Soit $p$ un projecteur et $u$ un endomorphisme de $E$.
a) Montrer que $Ker(u \circ p) = (Ker(u) \cap Im(p)) \oplus Ker(p)$.
b) Montrer que $Im(p \circ u) = (Ker(p) + Im(u)) \cap Im(p)$.
a) Soit $x \in Ker(u \circ p)$. On a $u(p(x))=0$. Le vecteur $p(x)$ est donc dans $Ker(u)$ et dans $Im(p)$. Le vecteur $x-p(x)$ est dans $Ker(p)$. Donc $x = (x-p(x)) + p(x)$ est la somme d’un élément de $Ker(p)$ et d’un élément de $Ker(u) \cap Im(p)$. La somme est directe car $Ker(p) \cap Im(p) = \{0\}$.
b) On a $Im(p \circ u) = p(Im(u))$. Soit $F=Ker(p)+Im(u)$ et $G=Im(p)$. On a $p(Im(u)) \subseteq G$. De plus, $p(Im(u)) = p(Ker(p)+Im(u)) = p(F)$. Comme $p$ est la projection sur $G$, $p(F) = F \cap G$. D’où le résultat.
Soit $u$ un endomorphisme de $E=\mathbb{R}^2$ défini par $u(x,y) = (-2x+4y, -x+2y)$.
a) Vérifier que $u \circ u = 0$.
b) Déterminer un projecteur $p$ tel que $p \circ u – u \circ p = u$.
a) Un calcul direct montre que la matrice de $u$ est $A = \begin{pmatrix} -2 & 4 \\ -1 & 2 \end{pmatrix}$. On calcule $A^2 = \begin{pmatrix} 0 & 0 \\ 0 & 0 \end{pmatrix}$. Donc $u \circ u = 0$.
b) D’après l’exercice 51, si $u^2=0$, il existe un tel projecteur $p$. La condition $p \circ u – u \circ p = u$ est équivalente à $Im(u) \subseteq Ker(p)$ et $Ker(u) \subseteq Im(p)$.
On calcule $Ker(u) = Vect((2,1))$ et $Im(u) = Vect((2,1))$. On doit donc trouver un projecteur $p$ tel que $Vect((2,1)) \subseteq Ker(p)$ et $Vect((2,1)) \subseteq Im(p)$. C’est impossible car cela impliquerait $Ker(p) \cap Im(p) \neq \{0\}$, ce qui contredit le fait que $p$ est un projecteur.
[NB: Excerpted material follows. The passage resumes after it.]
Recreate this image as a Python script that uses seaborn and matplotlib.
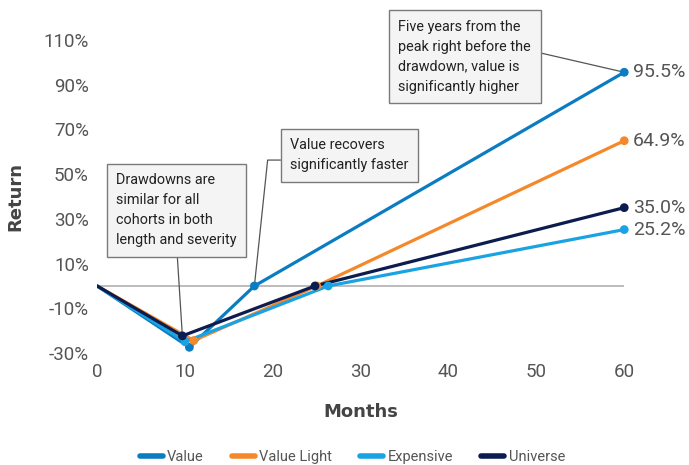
import pandas as pd
import matplotlib
matplotlib.use("Agg")
import matplotlib.pyplot as plt
import seaborn as sns

# Data
series = ["Value", "Value Light", "Expensive", "Universe"]
colors = ["#0a7cc1", "#f5892a", "#1aa3e3", "#0c1c4e"]
months = {
    "Value": [0, 10.5, 17.9, 60],
    "Value Light": [0, 11.0, 25.0, 60],
    "Expensive": [0, 10.0, 26.3, 60],
    "Universe": [0, 9.7, 24.8, 60],
}
returns = {
    "Value": [0, -27.4, 0, 95.5],
    "Value Light": [0, -24.4, 0, 64.9],
    "Expensive": [0, -24.9, 0, 25.2],
    "Universe": [0, -22.3, 0, 35.0],
}
end_labels = ["95.5%", "64.9%", "25.2%", "35.0%"]
x_ticks = [0, 10, 20, 30, 40, 50, 60]
y_ticks = [-30, -10, 10, 30, 50, 70, 90, 110]

rows = []
for s in series:
    for m, r in zip(months[s], returns[s]):
        rows.append({"series": s, "month": m, "ret": r})
df = pd.DataFrame(rows)

sns.set_style("white")
plt.rcParams["font.family"] = ["Roboto", "DejaVu Sans"]
grey = "#555555"

fig = plt.figure(figsize=(6.89, 4.65), dpi=100)
ax = fig.add_axes([0.141, 0.231, 0.765, 0.693])

ax.axhline(0, color="#b0b0b0", lw=1.2, zorder=1)

palette = dict(zip(series, colors))
sns.lineplot(data=df, x="month", y="ret", hue="series", hue_order=series,
             palette=palette, lw=2.3, sort=False, estimator=None, ax=ax, zorder=3)
pts = df[df["month"] > 0]
for s in series:
    sub = pts[pts["series"] == s]
    sns.scatterplot(data=sub, x="month", y="ret", color=palette[s], s=40,
                    edgecolor="none", ax=ax, zorder=4, clip_on=False, legend=False)

for s, lab in zip(series, end_labels):
    ax.text(61.0, returns[s][-1], lab, va="center", ha="left", fontsize=14,
            color=grey)

ax.set_xlim(0, 60)
ax.set_ylim(-32, 112)
ax.set_xticks(x_ticks)
ax.set_yticks(y_ticks)
ax.set_yticklabels([f"{v}%" for v in y_ticks])
ax.tick_params(length=0, labelsize=13.5, labelcolor=grey, pad=6)
ax.tick_params(axis="x", pad=4)
for sp in ax.spines.values():
    sp.set_visible(False)
ax.set_xlabel("Months", fontsize=13, fontweight="bold", color="#444444",
              labelpad=16, family=["DejaVu Sans"])
ax.set_ylabel("Return", fontsize=13, fontweight="bold", color="#444444",
              labelpad=14, family=["DejaVu Sans"])

box = dict(boxstyle="square,pad=0.65", fc="#f4f4f4", ec="#7a7a7a", lw=1)
line = dict(arrowstyle="-", color="#555555", lw=0.9, shrinkA=0, shrinkB=0)
note = dict(ha="left", va="top", fontsize=10.4, color="#222222",
            linespacing=1.55, textcoords="data", bbox=box)

ax.annotate("Drawdowns are\nsimilar for all\ncohorts in both\nlength and severity",
            xy=(9.7, -22.3), xytext=(2.2, 50.5),
            arrowprops=dict(line, relpos=(0.5, 0)), **note)
ax.annotate("Value recovers\nsignificantly faster",
            xy=(17.9, 0), xytext=(22.0, 66.0),
            arrowprops=dict(line, relpos=(0, 0.36),
                            connectionstyle="angle,angleA=0,angleB=84,rad=0"),
            **note)
ax.annotate("Five years from the\npeak right before the\ndrawdown, value is\nsignificantly higher",
            xy=(60, 95.5), xytext=(34.3, 119.0),
            arrowprops=dict(line, relpos=(1, 0.58)),
            annotation_clip=False, **note)

leg = ax.legend(loc="center", bbox_to_anchor=(0.484, -0.31), ncol=4,
                frameon=False, fontsize=10.5, handlelength=1.6,
                handletextpad=0.3, columnspacing=1.9, labelcolor=grey)
for h in leg.get_lines():
    h.set_linewidth(4)
    h.set_solid_capstyle("round")

fig.savefig("out.png", dpi=100)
Il y a une erreur dans l’énoncé de l’exercice 51 ou 59 du PDF, la condition devrait être $Im(u) \subseteq Ker(p)$ et $Ker(u)$ et $Im(p)$ sont supplémentaires.
Avec la condition corrigée $Im(u) \subseteq Ker(p)$ et $E = Ker(u) \oplus Im(p)$, on cherche un projecteur $p$ tel que $Ker(p)$ contienne $Im(u)=Vect((2,1))$ et $Im(p)$ soit un supplémentaire de $Ker(u)=Vect((2,1))$. On peut choisir $Im(p) = Vect((1,0))$. Alors $p$ est la projection sur $Vect((1,0))$ parallèlement à $Vect((2,1))$.